Gastric pain is quite common among people who eat irregular meals or those who lead very stressful lives. Gastric pain is the term used to describe any discomfort or pain felt in the upper abdomen.

Some of the most common symptoms associated with gastric pain include bloating, nausea, bleaching, and heartburn. When a patient has gastric or stomach pain, organic causes such as inflammation, ulcers, and cancer will be ruled out first.

Non-ulcer dyspepsia is the term given to gastric pain that is felt in the upper abdomen. The condition is also referred to as functional dyspepsia. This diagnosis is often given when all the possible organic causes of the symptoms have been ruled out.

Gastric Pain: Possible Organic Causes

Although most cases of non-ulcer dyspepsia do not have a clear cause, experts often link the condition with stress. Below are some of the possible organic causes of gastric pain:

  • Gallstone Disease. While gallstones won’t always cause any symptoms or signs to manifest, gallbladder inflammation or bile duct blockage might cause severe stomach pain. CT and ultrasound scans are done to check for the presence of gallstones.
  • Gastro-esophageal reflux disease (GERD). This chronic condition occurs when the bile or stomach acid flows back into the food pipe or the esophagus and irritates the lining. To rule out this condition, endoscopy may be done. The test involves using a thin tube with a tiny camera that is passed through the mouth. The device is used to examine the stomach, duodenum, and esophagus.
  • Peptic ulcer disease or dyspepsia. This condition affects the duodenum wall or the stomach’s innermost layer. The duodenum wall is where the stomach connects with the small intestine.
  • Cancer. Liver cancer, pancreatic cancer, and stomach cancer can also cause severe stomach pain. Endoscopy can be used to rule out cancer. During endoscopy, small samples of tissues are obtained to check if the cells are cancerous. Another possible examination that will be recommended to check for cancer is barium meal X-ray.

When to Visit Your Healthcare Provider

Though you may wish to wait for your symptoms of gastric pain to resolve on its own, you should check with your doctor immediately if you experience any of the following symptoms:

  • You pass out black stools
  • You vomit persistently after eating
  • You have unexplained weight loss
  • You experience excruciating and severe pain in your upper stomach

In addition, you should check with a doctor if your symptoms are recent. In many cases, symptoms of gastric pain are long-standing and can often go back to many years.
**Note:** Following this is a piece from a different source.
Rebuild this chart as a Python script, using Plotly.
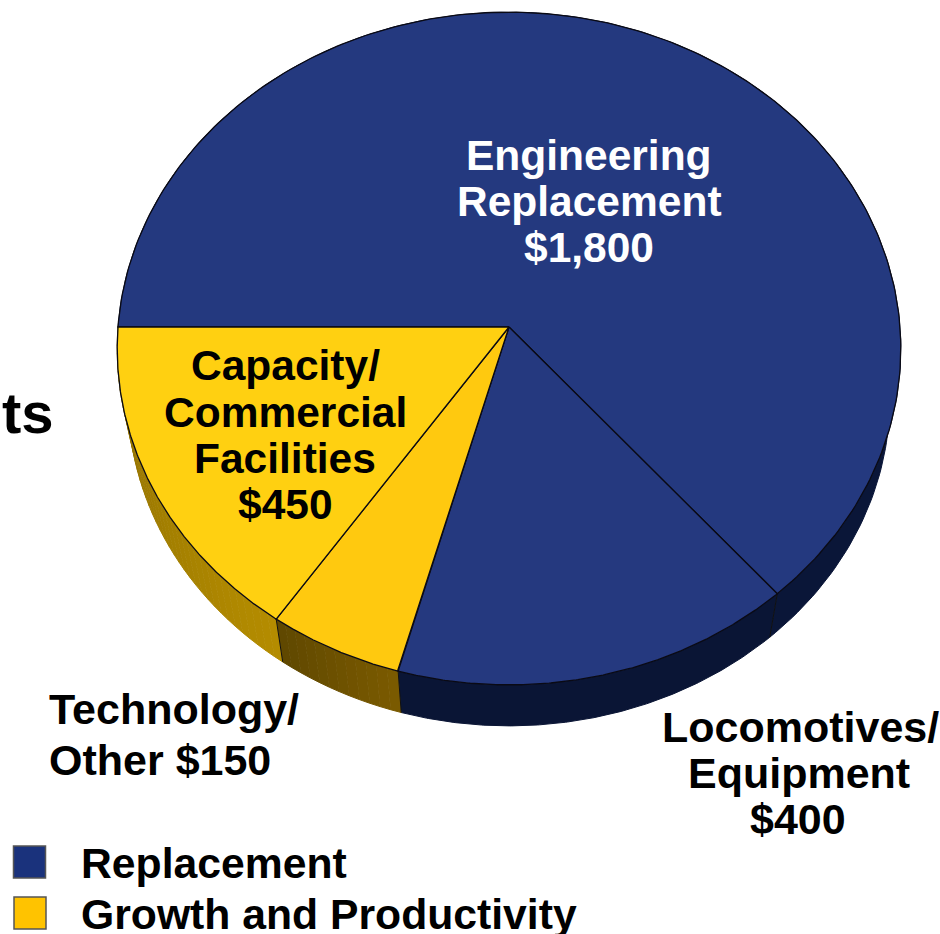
import numpy as np
import plotly.graph_objects as go

# ---- data ----
categories = ["Engineering Replacement", "Locomotives/Equipment", "Technology/Other", "Capacity/Commercial Facilities"]
dollars = [1800, 400, 150, 450]
# the perspective drawing does not give exact shares: apparent slice sizes on the disc
apparent_values = [1783, 437, 147, 433]
legend_labels = ["Replacement", "Growth and Productivity"]

top_colors = ["#24397F", "#25397F", "#FFC90F", "#FFD011"]
wall_left = ["#0A1638", "#0A1535", "#7A5A00", "#B48C00"]
wall_right = ["#0A1638", "#0A1535", "#604800", "#8E6E00"]
legend_colors = ["#1A327C", "#FFC300"]

# ---- disc geometry (pixels) ----
W, H = 940, 934
AX, AY = 509, 327      # apex
RX, RY, K = 391, 335, 0.064   # radii and perspective strength
START = 270.0          # starting bearing, clockwise from top
WALL_SCALE, WALL_DROP = 0.972, 51


def project(theta_deg, r=1.0):
    t = np.radians(theta_deg)
    x, y = r * np.sin(t), -r * np.cos(t)
    d = 1 - K * y
    return AX + RX * x / d, AY + RY * y / d


def wall(px, py):
    return AX + WALL_SCALE * (px - AX), AY + WALL_SCALE * (py - AY) + WALL_DROP


def mix(c1, c2, f):
    a = [int(c1[i:i + 2], 16) for i in (1, 3, 5)]
    b = [int(c2[i:i + 2], 16) for i in (1, 3, 5)]
    return "rgb(%d,%d,%d)" % tuple(round(p + (q - p) * f) for p, q in zip(a, b))


fig = go.Figure()
total = sum(apparent_values)
sweeps = [v / total * 360 for v in apparent_values]
edges = START + np.concatenate([[0], np.cumsum(sweeps)])

# walls
for i in range(4):
    a0, a1 = edges[i], edges[i + 1]
    n = 1 if wall_left[i] == wall_right[i] else max(2, int((a1 - a0) / 1.5))
    steps = np.linspace(a0, a1, n + 1)
    for j in range(n):
        t = np.linspace(steps[j], steps[j + 1], 4 if n > 1 else 200)
        px, py = project(t)
        qx, qy = wall(px, py)
        c = mix(wall_left[i], wall_right[i], j / max(n - 1, 1))
        fig.add_trace(go.Scatter(
            x=np.concatenate([px, qx[::-1]]), y=np.concatenate([py, qy[::-1]]),
            mode="lines", fill="toself", fillcolor=c,
            line=dict(color=c, width=1), hoverinfo="skip", showlegend=False))

# seams on the wall
for a in edges[1:-1]:
    p = project(a)
    q = wall(*p)
    fig.add_trace(go.Scatter(x=[p[0], q[0]], y=[p[1], q[1]], mode="lines",
                             line=dict(color="#111111", width=1),
                             hoverinfo="skip", showlegend=False))

# top face slices
for i, cat in enumerate(categories):
    t = np.linspace(edges[i], edges[i + 1], 240)
    rx, ry = project(t)
    fig.add_trace(go.Scatter(
        x=np.concatenate([[AX], rx, [AX]]), y=np.concatenate([[AY], ry, [AY]]),
        mode="lines", fill="toself", fillcolor=top_colors[i],
        line=dict(color="#0A0A14", width=1.3),
        name=cat, text=f"{cat}: ${dollars[i]:,}", hoverinfo="text", showlegend=False))

# legend
for i, lab in enumerate(legend_labels):
    fig.add_trace(go.Scatter(
        x=[29.5 + 0.5 * i], y=[862 + 51 * i], mode="markers",
        marker=dict(symbol="square", size=32, color=legend_colors[i],
                    line=dict(color="#555555", width=1.5)),
        hoverinfo="skip", showlegend=False))

# text lines: (text, x, y, anchor, colour, size)
labels = [
    ("Engineering", 589, 155, "center", "white", 42.5),
    ("Replacement", 589, 201, "center", "white", 42.5),
    ("$1,800", 589, 247, "center", "white", 42.5),
    ("Capacity/", 285, 365, "center", "black", 42.5),
    ("Commercial", 285, 412, "center", "black", 42.5),
    ("Facilities", 285, 458, "center", "black", 42.5),
    ("$450", 285, 504, "center", "black", 42.5),
    ("Technology/", 48, 709, "left", "black", 43),
    ("Other $150", 48, 760, "left", "black", 43),
    ("Locomotives/", 800, 727, "center", "black", 43),
    ("Equipment", 799, 773, "center", "black", 43),
    ("$400", 798, 819, "center", "black", 43),
    (legend_labels[0], 80, 863, "left", "black", 42.7),
    (legend_labels[1], 80, 914, "left", "black", 42.7),
    ("ts", 1, 412, "left", "black", 58),
]
annotations = [dict(text=s, x=x, y=y, xanchor=a, yanchor="middle", xref="x", yref="y",
                    showarrow=False, borderpad=0,
                    font=dict(family="Liberation Sans", size=z, color=c, weight="bold"))
               for s, x, y, a, c, z in labels]

fig.update_layout(
    width=W, height=H, margin=dict(l=0, r=0, t=0, b=0),
    paper_bgcolor="white", plot_bgcolor="white", showlegend=False,
    xaxis=dict(range=[0, W], visible=False, fixedrange=True),
    yaxis=dict(range=[H, 0], visible=False, fixedrange=True),
    annotations=annotations,
)
fig.write_html("out.html", config={"displayModeBar": False},
               post_script="document.body.style.margin='0';document.documentElement.style.overflow='hidden';")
Hence, recent symptoms may point to other causes.

Treatment for Non-Ulcer Dyspepsia

Stress is considered one of the primary causes of non-ulcer dyspepsia. As such, most doctors typically prescribe small doses of anxiety-relieving drugs and antidepressants to manage the symptoms.

In most cases, medications that can help minimize the production of stomach acid will also be prescribed. Generally, when it comes to medications that help reduce stomach acid, there are two types. The two types are:

  • Proton pump inhibitors or PPIs. This includes esomeprazole, pantoprazole, omeprazole, rabeprazole, and lansoprazole.
  • Histamine-2 blockers or H2 blockers. This includes famotidine, ranitidine, cimetidine, and nizatidine.

While both types of medications work differently, their primary job is to minimize the amount of acid produced by the stomach.

Treatment for Peptic Ulcer

If tests reveal that the gastric pain is caused by peptic ulcer, doctors will typically prescribe medications that will also reduce the acid in the stomach. If the ulcer is caused by H. Pylori infection, short-term triple therapy may be prescribed.

Short-term triple therapy consists of two antibiotics and one acid-reducing agent. In 90 percent of the cases, triple therapy can eradicate the bacteria successfully.